Bivitri Susanti Sebut Putusan DKPP Berdampak pada Legitimasi Pemilu dan Pemerintahan Selanjutnya
Rumah pemilu | 5 Februari 2024, 18:10 WIBJAKARTA, KOMPAS.TV – Dampak politik dari keputusan Dewan Kehormatan Penyelenggara Pemilu (DKPP) yang menyatakan Ketua Komisi Pemilihan Umum (KPU) Hasyim Asy'ari melanggar etik karena meloloskan Gibran Rakabuming Raka sebagai cawapres adalah pemilu semakin kehilangan legitimasinya.
Pernyataan itu disampaikan oleh Bivitri Susanti, pengajar Jentera Institute, dalam dialog Kompas Petang di KompasTV, Senin (5/2/2024).
“Jadi yang saya lihat adalah dampak politik pada legitimasi pemilu. Pemilu kali ini semakin kehilangan legitimasinya,” kata Bivitri.
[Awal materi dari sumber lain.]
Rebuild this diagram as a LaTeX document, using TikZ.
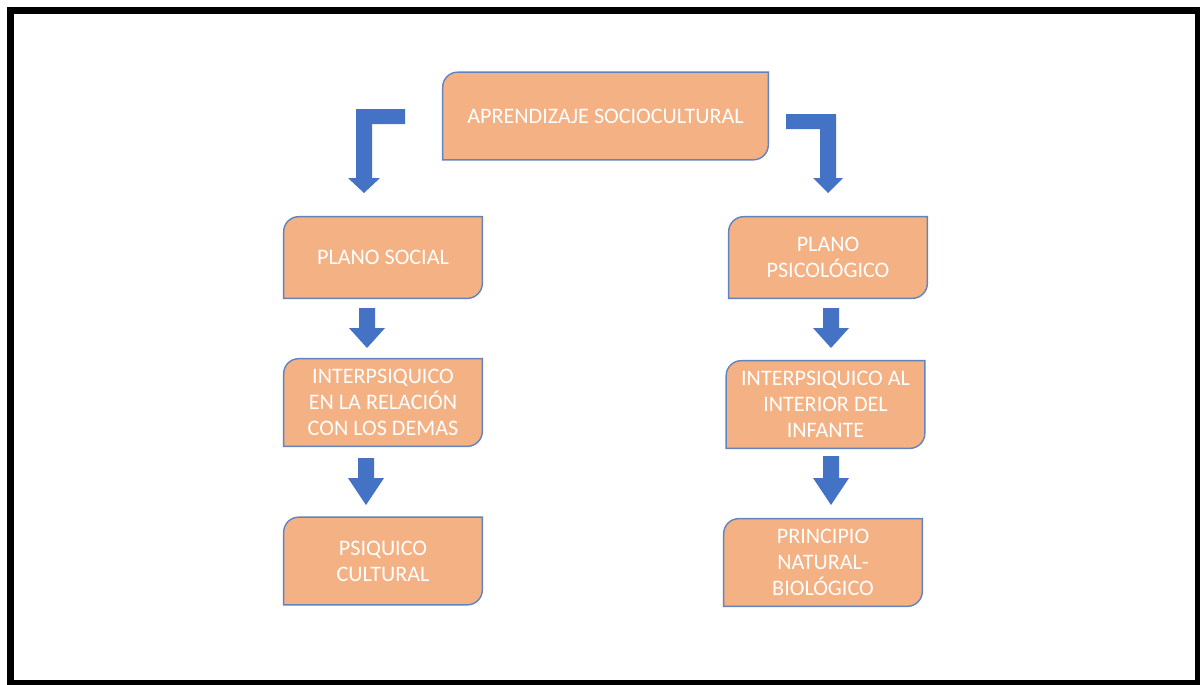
\documentclass[tikz,border=0pt]{standalone}
\usepackage{fontspec}
\setmainfont{Carlito}
\usetikzlibrary{backgrounds}
\definecolor{boxfill}{HTML}{F4B183}
\definecolor{boxline}{HTML}{6283BE}
\definecolor{arrowblue}{HTML}{4472C4}
\tikzset{stage/.style={text=white, font=\fontsize{12.6}{14.8}\selectfont, align=center,
    inner sep=0pt, minimum width=3.96cm, minimum height=1.74cm}}
\newcommand{\downblock}[4]{%
  \fill[arrowblue] (#1-8,#2) -- (#1+8,#2) -- (#1+8,#3) -- (#1+18,#3) -- (#1,#4)
    -- (#1-18,#3) -- (#1-8,#3) -- cycle;}

\begin{document}
\begin{tikzpicture}[x=0.02cm,y=-0.02cm]
					\useasboundingbox (0,0) rectangle (1200,684);
					\draw[line width=0.14cm] (10.5,10.5) rectangle (1198.5,683.5);
					\path (605.5,116) node[stage,minimum width=6.5cm] (b0) {APRENDIZAJE SOCIOCULTURAL};
					\path (383,257.5) node[stage,minimum height=1.62cm] (b1) {PLANO SOCIAL};
					\path (828,257.5) node[stage,minimum height=1.62cm] (b2) {PLANO\\PSICOLÓGICO};
					\path (383,402.5) node[stage] (b3) {INTERPSIQUICO\\EN LA RELACIÓN\\CON LOS DEMAS};
					\path (825.5,404.5) node[stage] (b4) {INTERPSIQUICO AL\\INTERIOR DEL\\INFANTE};
					\path (383,561) node[stage] (b5) {PSIQUICO\\CULTURAL};
					\path (823,562.5) node[stage] (b6) {PRINCIPIO\\NATURAL-\\BIOLÓGICO};
					\begin{scope}[on background layer]
					\foreach \b in {b0,b1,b2,b3,b4,b5,b6}
					\filldraw[fill=boxfill,draw=boxline,line width=0.8pt] (\b.south west)
					  -- ([yshift=-0.3cm]\b.north west) arc[start angle=180,end angle=90,radius=0.3cm]
					  -- (\b.north east) -- ([yshift=0.3cm]\b.south east)
					  arc[start angle=0,end angle=-90,radius=0.3cm] -- cycle;
					\end{scope}
					% bent arrows from the top box
					\fill[arrowblue] (405,109) -- (356,109) -- (356,178) -- (348,178) -- (364,193)
					  -- (380,178) -- (372,178) -- (372,124) -- (405,124) -- cycle;
					\fill[arrowblue] (786,114) -- (836,114) -- (836,178) -- (843,178) -- (828,193)
					  -- (813,178) -- (820,178) -- (820,129) -- (786,129) -- cycle;
					% straight arrows
					\downblock{367}{308}{328}{348}
					\downblock{831}{308}{328}{348}
					\downblock{366}{458}{478}{505}
					\downblock{831}{456}{478}{505}
					\end{tikzpicture}
\end{document}
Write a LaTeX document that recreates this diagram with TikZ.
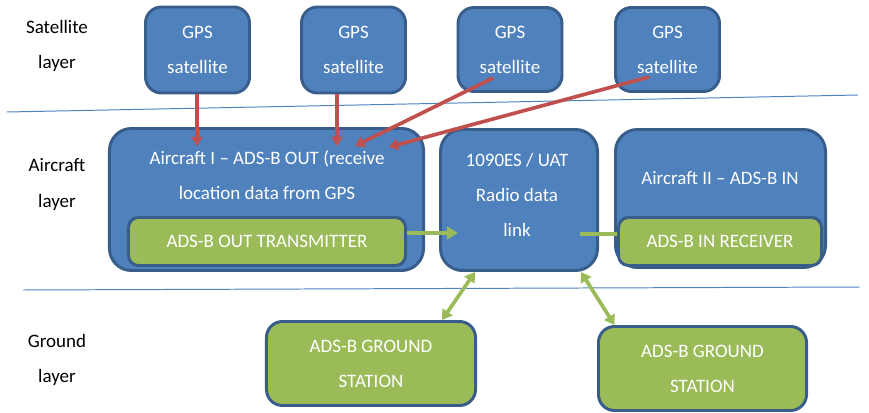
\documentclass[tikz,border=0pt]{standalone}
\usepackage{fontspec}
\setmainfont{Carlito}
\usetikzlibrary{arrows.meta,calc,positioning}
\definecolor{boxblue}{HTML}{4F81BD}
\definecolor{edgeblue}{HTML}{385D8A}
\definecolor{boxgreen}{HTML}{9BBB59}
\definecolor{feedred}{HTML}{C0504D}
\newcommand{\boxfont}{\fontsize{13.5}{24.9}\selectfont}

\begin{document}
\begin{tikzpicture}[x=0.025cm,y=-0.025cm,
  bluebox/.style={draw=edgeblue,fill=boxblue,line width=2.1pt,rounded corners=0.4cm,
    text=white,align=center,font=\boxfont,inner sep=0pt},
  greenbox/.style={bluebox,fill=boxgreen,rounded corners=0.25cm},
  boxtext/.style={text=white,align=center,font=\boxfont,inner sep=0pt},
  feedarrow/.style={-{Triangle[length=6.5pt,width=8pt]},draw=feedred,line width=2.6pt},
  linkarrow/.style={draw=boxgreen,line width=2.6pt},
  sepline/.style={draw=boxblue,line width=0.7pt},
  layerlabel/.style={align=center,font=\boxfont,inner sep=0pt}]
  \useasboundingbox (0,0) rectangle (869,413);

  % layer borders
  \draw[sepline] (7,112) -- (858,95);
  \draw[sepline] (23,290) -- (860,287);

  % layer names
  \node[layerlabel] (satlayer) at (57,45.5) {Satellite\\layer};
  \node[layerlabel] (airlayer) at (57,184.5) {Aircraft\\layer};
  \node[layerlabel] (gndlayer) at (57,359.5) {Ground\\layer};

  % satellites
  \node[bluebox,minimum width=2.6cm,minimum height=2.15cm] (gps1) at (197.5,50) {GPS\\satellite};
  \node[bluebox,minimum width=2.6cm,minimum height=2.15cm] (gps2) at (353.5,50) {GPS\\satellite};
  \node[bluebox,minimum width=2.6cm,minimum height=2.1cm] (gps3) at (510,49.5) {GPS\\satellite};
  \node[bluebox,minimum width=2.6cm,minimum height=2.1cm] (gps4) at (667.5,49.5) {GPS\\satellite};

  % aircraft
  \node[bluebox,rounded corners=0.55cm,minimum width=7.85cm,minimum height=3.55cm] (acone) at (266.5,199.5) {};
  \node[boxtext] (aconetext) at (267,175.5) {Aircraft I -- ADS-B OUT (receive\\location data from GPS};
  \node[greenbox,minimum width=6.925cm,minimum height=1.2cm] (txbox) at (267,241.5) {ADS-B OUT TRANSMITTER};

  \node[bluebox,rounded corners=0.55cm,minimum width=3.925cm,minimum height=3.525cm] (radio) at (519,200) {};
  \node[boxtext] (radiotext) at (517,194.5) {1090ES / UAT\\Radio data\\link};

  \node[bluebox,rounded corners=0.55cm,minimum width=5.25cm,minimum height=3.45cm] (actwo) at (720.5,198.5) {};
  \node[boxtext] (actwotext) at (720,178) {Aircraft II -- ADS-B IN};
  \node[greenbox,minimum width=5.075cm,minimum height=1.2cm] (rxbox) at (720,241.5) {ADS-B IN RECEIVER};

  % ground
  \node[greenbox,rounded corners=0.4cm,minimum width=5.225cm,minimum height=2.1cm] (gs1) at (371,363.5) {ADS-B GROUND\\STATION};
  \node[greenbox,rounded corners=0.4cm,minimum width=5.2cm,minimum height=2.1cm] (gs2) at (702.5,368.5) {ADS-B GROUND\\STATION};

  % GPS feeds
  \coordinate (in1) at (197,146);
  \coordinate (in2) at (337,146);
  \coordinate (in3) at (355,146);
  \coordinate (in4) at (389,147);
  \coordinate (out3) at ($(gps3.center)+(-17,28.5)$);
  \coordinate (out4) at ($(gps4.center)+(-18.5,27.5)$);
  \draw[feedarrow] (in1 |- gps1.south) -- (in1);
  \draw[feedarrow] (in2 |- gps2.south) -- (in2);
  \draw[feedarrow] (out3) -- (in3);
  \draw[feedarrow] (out4) -- (in4);

  % data link
  \coordinate (txend) at (458,233);
  \coordinate (rxstart) at (580,234);
  \draw[linkarrow,-{Triangle[length=8pt,width=9pt]}] (txend -| txbox.east) -- (txend);
  \draw[linkarrow] (rxstart) -- (rxstart -| rxbox.west);
  \draw[linkarrow,{Triangle[length=7pt,width=8.5pt]}-{Triangle[length=7pt,width=8.5pt]}]
    ($(gs1.north)+(71,0)$) -- ($(radio.south)+(-44,0)$);
  \draw[linkarrow,{Triangle[length=7pt,width=8.5pt]}-{Triangle[length=7pt,width=8.5pt]}]
    ($(gs2.north)+(-88,0)$) -- ($(radio.south)+(62,0)$);
\end{tikzpicture}
\end{document}
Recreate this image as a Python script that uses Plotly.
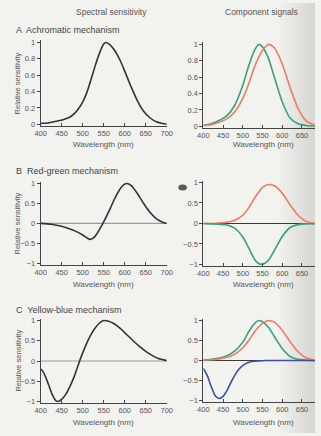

Ia kemudian mengingatkan bahwa masalah etik yang terjadi pada pemilu kali ini bukan yang pertama kali terjadi.
“Perlu saya ingatkan bahwa pemilu kali ini bukan pertama kali ada persoalan etik yang mengganggu, meskipun lagi-lagi dampak hukumnya tidak secara langsung.”
“Kan dulu juga Majelis Kehormatan MK juga sudah mempersoalkan etik dari pamannya Gibran (Anwar Usman-red), dan ini etik lagi,” tambahnya.
Baca Juga: Soal Putusan KPU Langgar Etik, DKPP Sebut Tak Pengaruhi Pencalonan Gibran, Begini Penjelasannya
Ia juga mengingatkan bahwa teguran keras terakhir yang dijatuhkan DKPP pada KPU ini sebenarnya yang ketiga.
“Ada teguran keras terakhir, juga istilah terakhirnya digunakan pada Bulan April 2023 untuk kasus wanita emas.”
“Kemudian ada pelanggaran atau teguran keras pada Oktober 2023 untuk keterwakilan perempuan, dan ini teguran keras terakhir lagi, yang ketiga, ibaratnya seperti kena SP3 kepada Ketua KPU. Jadi kelihatan betul di sini profesionalitas KPU dan integritas mereka sudah bisa dipertanyakan,” bebernya.
Jalannya Pemilu 2024 dipertanyakan
Saat ditanya mengenai bagaimana jalannya pemilu ke depan, Bivitri mengaku bahwa dirinya pun turut mempertanyakan.
“Saya ikut mempertanyakan sebenarnya, tanpa memihak psalon mana pun. Menurut saya ini persoalan bagaimana kita mau memaknai pemilu, bukan sekadar sebagai proses yang harus dilewati begitu aja, harus nyoblos, terus berlalu.”
“Tapi ini adalah soal demokrasi, soal bagaimana legitimasi pemerintahan yang berikutnya,” tutur Bvitri.
Dalam dialog tersebut, Bivitri juga menyebut bahwa putusan DKPP tersebut tidak berdampak secara hukum terhadap KPU.
“Dampaknya terhadap KPU memang kalau secara hukum ya kita agak terkunci di sini, tapi kita nanti harus bicara juga dampak secara politik,” kata dia.
“Kalau secara hukum memang betul bahwa yang namanya Dewan Kehormatan Penyelenggara Pemilu itu dewan etik sebenarnya. Jadi dia memang memutuskan memang hanya untuk perilaku KPU dan Bawaslu, dalam hal ini KPU ya.”
Baca Juga: DKPP Putuskan KPU Langgar Etik, TKN: Kesalahan Teknis, Pendaftaran Prabowo-Gibran Konstitusional
Saat ini, lanjut dia, KPU tinggal melaksanakan putusan DKPP, namun tidak berdampak hukum secara langsung pada penetapan Prabowo-Gibran.
“Maka tinggal dilaksanakan saja, tapi itu tidak berdampak hukum secara langsung pada penetapan Prabowo-Gibran.”
“Kalau putusan DKPP ini mau ditindaklanjuti ke Bawaslu untuk meminta pembatalan penetapan, atau kalau mau diteruskan ke forum-forum lain, PTUN misalnya atau nanti di ujung di perselisihan hasil pemilihan umum di Mahkamah Konstitusi, bisa saja,” beber Bvitri.